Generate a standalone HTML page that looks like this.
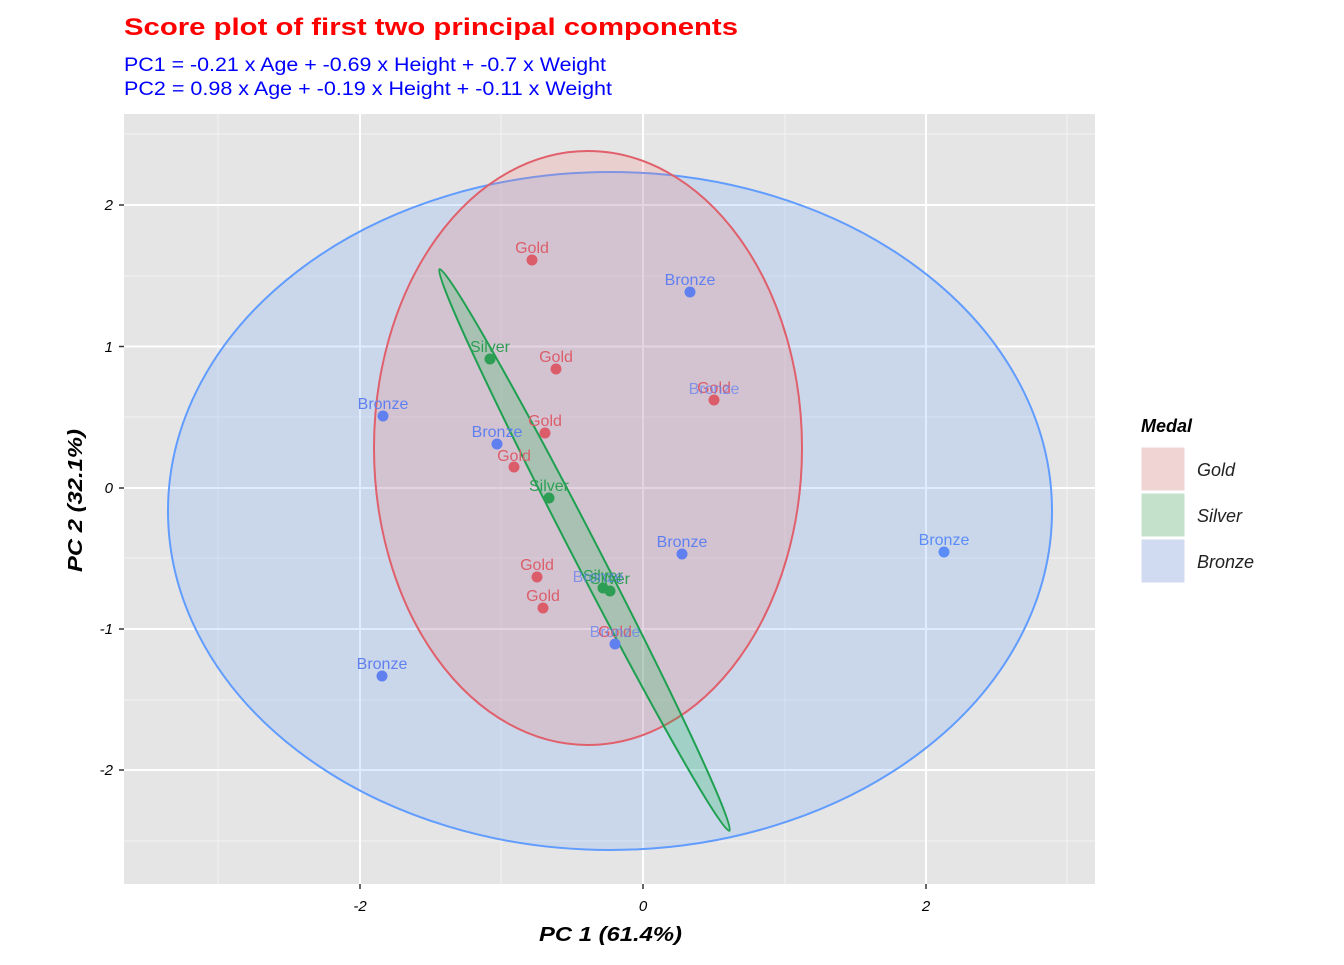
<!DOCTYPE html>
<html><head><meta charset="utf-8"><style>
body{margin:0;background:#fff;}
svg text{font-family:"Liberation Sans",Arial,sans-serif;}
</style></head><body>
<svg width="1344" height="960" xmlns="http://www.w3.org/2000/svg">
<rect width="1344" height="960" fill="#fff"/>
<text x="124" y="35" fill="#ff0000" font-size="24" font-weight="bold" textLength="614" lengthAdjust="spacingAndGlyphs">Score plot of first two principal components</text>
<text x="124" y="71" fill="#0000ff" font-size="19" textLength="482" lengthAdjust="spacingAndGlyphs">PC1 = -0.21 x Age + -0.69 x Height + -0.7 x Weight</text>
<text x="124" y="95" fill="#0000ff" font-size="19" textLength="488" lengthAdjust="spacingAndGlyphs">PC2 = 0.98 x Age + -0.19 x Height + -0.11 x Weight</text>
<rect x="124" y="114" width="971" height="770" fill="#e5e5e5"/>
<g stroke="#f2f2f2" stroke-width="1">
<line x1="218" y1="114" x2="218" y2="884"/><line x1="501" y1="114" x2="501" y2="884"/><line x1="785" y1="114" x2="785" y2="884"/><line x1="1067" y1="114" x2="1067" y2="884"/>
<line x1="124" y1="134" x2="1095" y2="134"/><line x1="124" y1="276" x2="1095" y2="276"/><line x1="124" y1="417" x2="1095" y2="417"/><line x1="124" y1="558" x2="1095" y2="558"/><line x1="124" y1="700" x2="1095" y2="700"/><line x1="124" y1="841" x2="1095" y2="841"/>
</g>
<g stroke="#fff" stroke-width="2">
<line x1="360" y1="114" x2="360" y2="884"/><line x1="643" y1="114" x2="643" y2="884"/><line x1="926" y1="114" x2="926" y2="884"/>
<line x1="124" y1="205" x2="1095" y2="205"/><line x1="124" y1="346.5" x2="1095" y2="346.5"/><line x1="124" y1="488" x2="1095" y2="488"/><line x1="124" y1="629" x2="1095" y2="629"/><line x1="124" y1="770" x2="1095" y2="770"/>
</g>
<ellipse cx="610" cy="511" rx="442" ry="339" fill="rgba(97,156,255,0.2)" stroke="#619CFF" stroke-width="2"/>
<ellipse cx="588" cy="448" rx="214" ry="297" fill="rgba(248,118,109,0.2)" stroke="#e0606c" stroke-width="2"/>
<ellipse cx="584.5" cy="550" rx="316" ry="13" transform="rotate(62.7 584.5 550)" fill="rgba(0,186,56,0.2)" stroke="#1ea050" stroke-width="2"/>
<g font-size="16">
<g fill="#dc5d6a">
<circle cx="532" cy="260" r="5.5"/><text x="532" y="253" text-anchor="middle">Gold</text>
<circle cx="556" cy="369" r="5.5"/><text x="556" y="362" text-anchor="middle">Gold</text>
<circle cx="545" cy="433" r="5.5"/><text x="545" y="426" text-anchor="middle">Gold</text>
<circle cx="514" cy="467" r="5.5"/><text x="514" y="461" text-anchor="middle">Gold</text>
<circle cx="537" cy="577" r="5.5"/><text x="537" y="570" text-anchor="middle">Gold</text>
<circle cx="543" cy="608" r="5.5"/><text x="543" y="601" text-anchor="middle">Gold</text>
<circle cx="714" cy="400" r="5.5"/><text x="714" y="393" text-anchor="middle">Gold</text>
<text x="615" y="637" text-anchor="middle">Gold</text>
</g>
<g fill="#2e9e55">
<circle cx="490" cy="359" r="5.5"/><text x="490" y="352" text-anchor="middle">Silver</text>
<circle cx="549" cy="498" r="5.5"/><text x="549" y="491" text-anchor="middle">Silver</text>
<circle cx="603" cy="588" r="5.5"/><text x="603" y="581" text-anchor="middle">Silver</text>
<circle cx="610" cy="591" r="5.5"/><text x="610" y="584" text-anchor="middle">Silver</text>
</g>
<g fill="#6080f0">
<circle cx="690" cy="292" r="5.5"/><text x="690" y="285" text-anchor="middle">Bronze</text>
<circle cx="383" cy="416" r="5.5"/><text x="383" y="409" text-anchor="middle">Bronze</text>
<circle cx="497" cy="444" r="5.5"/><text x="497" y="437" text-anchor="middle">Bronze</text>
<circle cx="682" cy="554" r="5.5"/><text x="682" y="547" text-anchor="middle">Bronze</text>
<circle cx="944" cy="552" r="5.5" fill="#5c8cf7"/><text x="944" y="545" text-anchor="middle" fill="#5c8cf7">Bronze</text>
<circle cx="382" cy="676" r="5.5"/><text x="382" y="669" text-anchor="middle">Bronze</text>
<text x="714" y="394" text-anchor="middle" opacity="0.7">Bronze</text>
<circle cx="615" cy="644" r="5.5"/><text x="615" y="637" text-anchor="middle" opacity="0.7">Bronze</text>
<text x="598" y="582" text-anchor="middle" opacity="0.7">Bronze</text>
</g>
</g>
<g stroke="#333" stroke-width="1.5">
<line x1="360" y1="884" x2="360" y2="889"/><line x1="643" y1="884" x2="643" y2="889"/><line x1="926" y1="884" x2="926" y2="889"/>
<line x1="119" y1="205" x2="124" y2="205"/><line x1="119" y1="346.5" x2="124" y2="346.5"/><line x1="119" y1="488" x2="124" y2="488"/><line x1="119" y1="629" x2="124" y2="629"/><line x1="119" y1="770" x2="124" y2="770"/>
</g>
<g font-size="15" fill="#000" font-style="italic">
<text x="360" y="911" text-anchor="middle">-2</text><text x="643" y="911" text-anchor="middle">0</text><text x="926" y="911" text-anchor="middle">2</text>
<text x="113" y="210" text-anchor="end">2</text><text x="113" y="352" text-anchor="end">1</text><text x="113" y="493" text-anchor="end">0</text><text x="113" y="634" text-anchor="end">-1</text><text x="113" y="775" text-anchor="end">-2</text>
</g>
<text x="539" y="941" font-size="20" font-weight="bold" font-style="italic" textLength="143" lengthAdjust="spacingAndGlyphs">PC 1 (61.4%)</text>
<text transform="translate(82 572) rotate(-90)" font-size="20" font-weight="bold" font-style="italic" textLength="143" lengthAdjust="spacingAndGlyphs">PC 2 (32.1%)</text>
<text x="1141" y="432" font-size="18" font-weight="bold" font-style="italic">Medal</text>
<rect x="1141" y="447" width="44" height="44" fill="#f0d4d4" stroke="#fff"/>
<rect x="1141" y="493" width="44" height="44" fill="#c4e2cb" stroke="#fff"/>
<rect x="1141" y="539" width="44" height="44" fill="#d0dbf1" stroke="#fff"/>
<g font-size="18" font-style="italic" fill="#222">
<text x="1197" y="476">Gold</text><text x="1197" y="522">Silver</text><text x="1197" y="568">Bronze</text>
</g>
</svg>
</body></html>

☆ ☆ ☆

▸ Exercise prompt
Copy the material above in full and exactly, skipping pictures.

▸ Complete answer
Generate a standalone HTML page that looks like this.
<!DOCTYPE html>
<html><head><meta charset="utf-8"><style>
body{margin:0;background:#fff;}
svg text{font-family:"Liberation Sans",Arial,sans-serif;}
</style></head><body>
<svg width="1344" height="960" xmlns="http://www.w3.org/2000/svg">
<rect width="1344" height="960" fill="#fff"/>
<text x="124" y="35" fill="#ff0000" font-size="24" font-weight="bold" textLength="614" lengthAdjust="spacingAndGlyphs">Score plot of first two principal components</text>
<text x="124" y="71" fill="#0000ff" font-size="19" textLength="482" lengthAdjust="spacingAndGlyphs">PC1 = -0.21 x Age + -0.69 x Height + -0.7 x Weight</text>
<text x="124" y="95" fill="#0000ff" font-size="19" textLength="488" lengthAdjust="spacingAndGlyphs">PC2 = 0.98 x Age + -0.19 x Height + -0.11 x Weight</text>
<rect x="124" y="114" width="971" height="770" fill="#e5e5e5"/>
<g stroke="#f2f2f2" stroke-width="1">
<line x1="218" y1="114" x2="218" y2="884"/><line x1="501" y1="114" x2="501" y2="884"/><line x1="785" y1="114" x2="785" y2="884"/><line x1="1067" y1="114" x2="1067" y2="884"/>
<line x1="124" y1="134" x2="1095" y2="134"/><line x1="124" y1="276" x2="1095" y2="276"/><line x1="124" y1="417" x2="1095" y2="417"/><line x1="124" y1="558" x2="1095" y2="558"/><line x1="124" y1="700" x2="1095" y2="700"/><line x1="124" y1="841" x2="1095" y2="841"/>
</g>
<g stroke="#fff" stroke-width="2">
<line x1="360" y1="114" x2="360" y2="884"/><line x1="643" y1="114" x2="643" y2="884"/><line x1="926" y1="114" x2="926" y2="884"/>
<line x1="124" y1="205" x2="1095" y2="205"/><line x1="124" y1="346.5" x2="1095" y2="346.5"/><line x1="124" y1="488" x2="1095" y2="488"/><line x1="124" y1="629" x2="1095" y2="629"/><line x1="124" y1="770" x2="1095" y2="770"/>
</g>
<ellipse cx="610" cy="511" rx="442" ry="339" fill="rgba(97,156,255,0.2)" stroke="#619CFF" stroke-width="2"/>
<ellipse cx="588" cy="448" rx="214" ry="297" fill="rgba(248,118,109,0.2)" stroke="#e0606c" stroke-width="2"/>
<ellipse cx="584.5" cy="550" rx="316" ry="13" transform="rotate(62.7 584.5 550)" fill="rgba(0,186,56,0.2)" stroke="#1ea050" stroke-width="2"/>
<g font-size="16">
<g fill="#dc5d6a">
<circle cx="532" cy="260" r="5.5"/><text x="532" y="253" text-anchor="middle">Gold</text>
<circle cx="556" cy="369" r="5.5"/><text x="556" y="362" text-anchor="middle">Gold</text>
<circle cx="545" cy="433" r="5.5"/><text x="545" y="426" text-anchor="middle">Gold</text>
<circle cx="514" cy="467" r="5.5"/><text x="514" y="461" text-anchor="middle">Gold</text>
<circle cx="537" cy="577" r="5.5"/><text x="537" y="570" text-anchor="middle">Gold</text>
<circle cx="543" cy="608" r="5.5"/><text x="543" y="601" text-anchor="middle">Gold</text>
<circle cx="714" cy="400" r="5.5"/><text x="714" y="393" text-anchor="middle">Gold</text>
<text x="615" y="637" text-anchor="middle">Gold</text>
</g>
<g fill="#2e9e55">
<circle cx="490" cy="359" r="5.5"/><text x="490" y="352" text-anchor="middle">Silver</text>
<circle cx="549" cy="498" r="5.5"/><text x="549" y="491" text-anchor="middle">Silver</text>
<circle cx="603" cy="588" r="5.5"/><text x="603" y="581" text-anchor="middle">Silver</text>
<circle cx="610" cy="591" r="5.5"/><text x="610" y="584" text-anchor="middle">Silver</text>
</g>
<g fill="#6080f0">
<circle cx="690" cy="292" r="5.5"/><text x="690" y="285" text-anchor="middle">Bronze</text>
<circle cx="383" cy="416" r="5.5"/><text x="383" y="409" text-anchor="middle">Bronze</text>
<circle cx="497" cy="444" r="5.5"/><text x="497" y="437" text-anchor="middle">Bronze</text>
<circle cx="682" cy="554" r="5.5"/><text x="682" y="547" text-anchor="middle">Bronze</text>
<circle cx="944" cy="552" r="5.5" fill="#5c8cf7"/><text x="944" y="545" text-anchor="middle" fill="#5c8cf7">Bronze</text>
<circle cx="382" cy="676" r="5.5"/><text x="382" y="669" text-anchor="middle">Bronze</text>
<text x="714" y="394" text-anchor="middle" opacity="0.7">Bronze</text>
<circle cx="615" cy="644" r="5.5"/><text x="615" y="637" text-anchor="middle" opacity="0.7">Bronze</text>
<text x="598" y="582" text-anchor="middle" opacity="0.7">Bronze</text>
</g>
</g>
<g stroke="#333" stroke-width="1.5">
<line x1="360" y1="884" x2="360" y2="889"/><line x1="643" y1="884" x2="643" y2="889"/><line x1="926" y1="884" x2="926" y2="889"/>
<line x1="119" y1="205" x2="124" y2="205"/><line x1="119" y1="346.5" x2="124" y2="346.5"/><line x1="119" y1="488" x2="124" y2="488"/><line x1="119" y1="629" x2="124" y2="629"/><line x1="119" y1="770" x2="124" y2="770"/>
</g>
<g font-size="15" fill="#000" font-style="italic">
<text x="360" y="911" text-anchor="middle">-2</text><text x="643" y="911" text-anchor="middle">0</text><text x="926" y="911" text-anchor="middle">2</text>
<text x="113" y="210" text-anchor="end">2</text><text x="113" y="352" text-anchor="end">1</text><text x="113" y="493" text-anchor="end">0</text><text x="113" y="634" text-anchor="end">-1</text><text x="113" y="775" text-anchor="end">-2</text>
</g>
<text x="539" y="941" font-size="20" font-weight="bold" font-style="italic" textLength="143" lengthAdjust="spacingAndGlyphs">PC 1 (61.4%)</text>
<text transform="translate(82 572) rotate(-90)" font-size="20" font-weight="bold" font-style="italic" textLength="143" lengthAdjust="spacingAndGlyphs">PC 2 (32.1%)</text>
<text x="1141" y="432" font-size="18" font-weight="bold" font-style="italic">Medal</text>
<rect x="1141" y="447" width="44" height="44" fill="#f0d4d4" stroke="#fff"/>
<rect x="1141" y="493" width="44" height="44" fill="#c4e2cb" stroke="#fff"/>
<rect x="1141" y="539" width="44" height="44" fill="#d0dbf1" stroke="#fff"/>
<g font-size="18" font-style="italic" fill="#222">
<text x="1197" y="476">Gold</text><text x="1197" y="522">Silver</text><text x="1197" y="568">Bronze</text>
</g>
</svg>
</body></html>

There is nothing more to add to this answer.